Par Yvon Muya

C’est dans l’ordre politique des choses. Un président élu entre en fonction. Il savoure sa lune de miel. Puis un événement heureux ou malheureux vient changer le cours de sa présidence. Pour Félix Tshisekedi, ce weekend du 30 mai au 1er juin 2019 constitue un tournant, qui marquera à jamais son premier quinquennat à la tête de la République démocratique du Congo.

Et pour cause, les hommages, grandioses, jamais organisés dans le pays depuis 1960, comme le souligne Didier Mbuyi, chercheur en communication et enseignant à l’école de journalisme de Kinshasa. Rendus par la RDC, à son illustre père, Étienne Tshisekedi. Au milieu de ces funérailles mémorables organisées dans un stade des Martyrs (80 mille places), archicomble, Félix Tshisekedi a, de façon quasi autoritaire, attiré sur lui tous les projeteurs. Et, en fin tacticien, joué toutes les cartes possibles de ce momentum.

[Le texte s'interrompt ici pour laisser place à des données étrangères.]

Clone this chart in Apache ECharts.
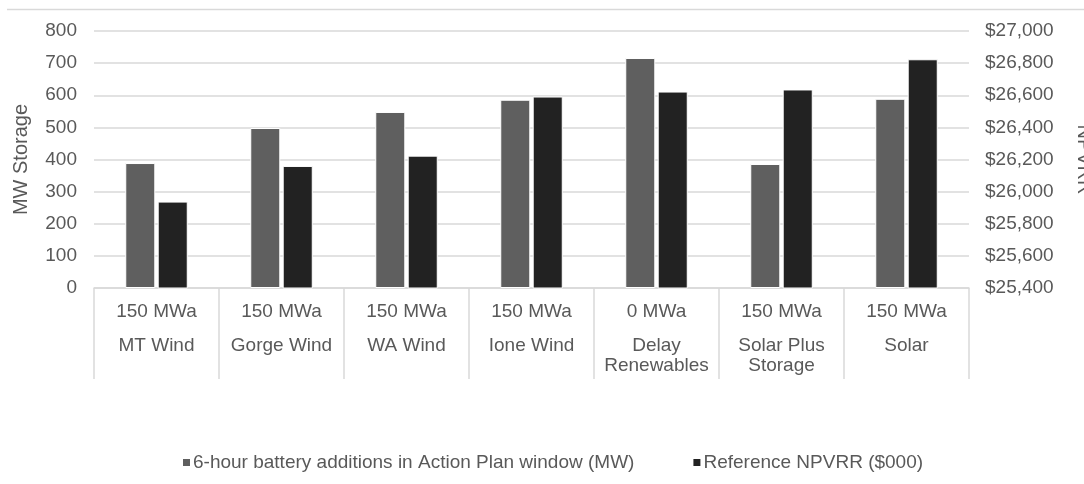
<!DOCTYPE html>
<html>
<head>
<meta charset="utf-8">
<script src="https://cdn.jsdelivr.net/npm/echarts@6/dist/echarts.min.js"></script>
<style>
html,body{margin:0;padding:0;background:#fff;}
#chart{width:1084px;height:484px;}
</style>
</head>
<body>
<div id="chart"></div>
<script>
const capacities = ['150 MWa','150 MWa','150 MWa','150 MWa','0 MWa','150 MWa','150 MWa'];
const portfolios = ['MT Wind','Gorge Wind','WA Wind','Ione Wind','Delay\nRenewables','Solar Plus\nStorage','Solar'];
const batteryMW = [389, 498, 548, 586, 716, 386, 589];
const npvrr = [25938, 26160, 26224, 26592, 26623, 26636, 26824];
const seriesNames = ['6-hour battery additions in Action Plan window (MW)', 'Reference NPVRR ($000)'];

const categories = portfolios.map((p, i) => capacities[i] + '|' + p);
const FONT = 'Liberation Sans';
const TXT = '#595959';
const GRID = '#d9d9d9';
const FS = 19;

const chart = echarts.init(document.getElementById('chart'), null, {renderer:'canvas'});
chart.setOption({
  animation: false,
  backgroundColor: '#fff',
  textStyle: {fontFamily: FONT, color: TXT},
  graphic: [{
    type: 'line', shape: {x1: 7, y1: 9.5, x2: 1084, y2: 9.5},
    style: {stroke: GRID, lineWidth: 1.5}
  }],
  grid: {left: 94, right: 115, top: 31, bottom: 196, containLabel: false, outerBoundsMode: 'none'},
  legend: {
    left: 176, top: 448, itemWidth: 9, itemHeight: 9, itemGap: 57,
    icon: 'rect',
    textStyle: {fontFamily: FONT, fontSize: FS, color: TXT, padding: [0,0,0,-3]},
    data: seriesNames
  },
  xAxis: {
    type: 'category', data: categories,
    axisLine: {show: true, lineStyle: {color: GRID, width: 1.5}},
    axisTick: {show: true, length: 91, interval: 0, lineStyle: {color: GRID, width: 1.5}},
    axisLabel: {
      interval: 0, margin: 0,
      formatter: function (v) {
        const parts = v.split('|');
        const lines = parts[1].split('\n').map(s => '{b|' + s + '}');
        return '{a|' + parts[0] + '}\n' + lines.join('\n');
      },
      rich: {
        a: {fontFamily: FONT, fontSize: FS, color: TXT, lineHeight: 48},
        b: {fontFamily: FONT, fontSize: FS, color: TXT, lineHeight: 20}
      }
    }
  },
  yAxis: [{
    type: 'value', min: 0, max: 800, interval: 100,
    name: 'MW Storage', nameLocation: 'middle', nameGap: 63, nameRotate: 90,
    nameTextStyle: {fontFamily: FONT, fontSize: 20, color: TXT},
    axisLine: {show: false}, axisTick: {show: false},
    axisLabel: {margin: 17, fontFamily: FONT, fontSize: FS, color: TXT},
    splitLine: {lineStyle: {color: GRID, width: 1.5}}
  }, {
    type: 'value', min: 25400, max: 27000, interval: 200,
    name: 'NPVRR', nameLocation: 'middle', nameGap: 105, nameRotate: -90,
    nameTextStyle: {fontFamily: FONT, fontSize: 20, color: TXT},
    axisLine: {show: false}, axisTick: {show: false},
    axisLabel: {margin: 16, fontFamily: FONT, fontSize: FS, color: TXT,
      formatter: v => '$' + v.toLocaleString('en-US')},
    splitLine: {show: false}
  }],
  series: [{
    name: seriesNames[0], type: 'bar', yAxisIndex: 0, data: batteryMW,
    barGap: '8%', barCategoryGap: '50%',
    itemStyle: {color: '#5f5f5f', borderColor: '#ffffff', borderWidth: 1}
  }, {
    name: seriesNames[1], type: 'bar', yAxisIndex: 1, data: npvrr,
    barGap: '8%', barCategoryGap: '50%',
    itemStyle: {color: '#222222', borderColor: '#ffffff', borderWidth: 1}
  }]
});
</script>
</body>
</html>
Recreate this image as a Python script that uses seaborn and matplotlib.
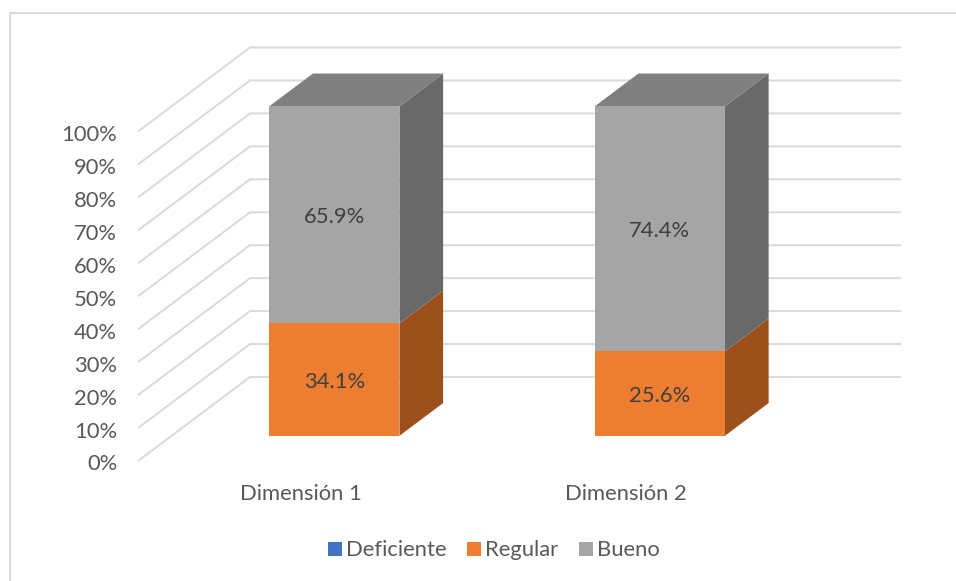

Entouré des Chefs d’État de la région et pas n’importe lesquels – João Lourenço, de la grande puissance régionale, l’Angola, Paul Kagamé, le très influent président Rwandais, ou encore, le voisin Brazzavillois Denis Sassou Nguesso, toujours perçu à Kinshasa comme un père protecteur – Félix Tshisekedi est apparu serein. Envoyant, alors qu’il en a profité pour diriger, en plein deuil, une tripartite RDC-Rwanda-Angola, sur la sécurité et la coopération économique, l’image d’un président en maîtrise des enjeux vitaux du pays et de la région malgré le chagrin qui le touche personnellement. Bien loin des clichés de la tutelle de Joseph Kabila, son prédécesseur, dans lesquels, ne cesse de l’enfermer son principal opposant Martin Fayulu, grand absent, tout comme Moïse Katumbi, de la cérémonie du stade des Martyrs.

L’Église Catholique oublie la vérité des urnes

Pour l’ex candidat de Lamuka qui continue à réclamer la vérité des urnes, c’est une séquence à oublier. En effet, il ne pourrait plus compter sur l’appui de l’Église Catholique pour continuer à contester la victoire de Félix Tshisekedi. Les cérémonies d’hommages à l’ancien leader historique de l’Udps ayant rapproché à nouveau et de façon spectaculaire la plus grande confession religieuse du pays, au Chef de l’État.

C’est l’Archevêque de Kinshasa, Mon Seigneur Fridolin Ambongo, qui avait pourtant boudé la cérémonie d’investiture du nouveau président en janvier dernier, qui s’est chargé en personne de sonner la réconciliation. En rappelant tout de même au président congolais d’amener à bon port le combat, pour l’état de droit et le bien être social des Congolais, mené pendant toute sa vie par son honoré géniteur et résumé aujourd’hui dans la célèbre devise « le peuple d’abord ». «De la même manière que Moïse, depuis le mont Nébo, aperçut la terre promise, sans y entrer, il vous revient désormais comme Josué de parachever l’idéal socio-politique de votre illustre père », lui-a-t-il lancé avant de l’exhorter à « conduire le peuple congolais, dans sa diversité, vers la terre promise, la terre promise de prospérité, sans exclusion, de respect mutuel et de convivialité ».

Une manière de tourner définitivement la page des élections du 30 décembre 2018 et de se concentrer rien que sur l’avenir. Manière aussi de montrer, et c’est ce que les Congolais ont vu, au Stade des Martyrs, et à la télévision nationale, que le Président n’est plus seul, désormais, pour mener à bien son plan de redressement du pays. Si, face à un Front commun pour le Congo, la coalition de l’ancien président Joseph Kabila, ultra dominatrice dans la quasi-totalité des institutions, la tâche s’annonce rude, ces hommages à une grande figure de l’histoire congolaise pourraient bien avoir permis de changer la donne.

Après être apparu comme le seul maître abord, après avoir eloigné de ces cérémonies, qu’il ne fallait pas rater, ses opposants les plus redoutables (c’est ce que disent les principaux intéressés) et bénéficié du soutien des dirigeants du continent, Félix Tshisekedi sort de ce deuil incontestablement, requinqué. Il y aura bien un avant et un après obsèques d’Étienne Tshisekedi. Lorsqu’il sera question d’analyser la présidence Félix Tshisekedi.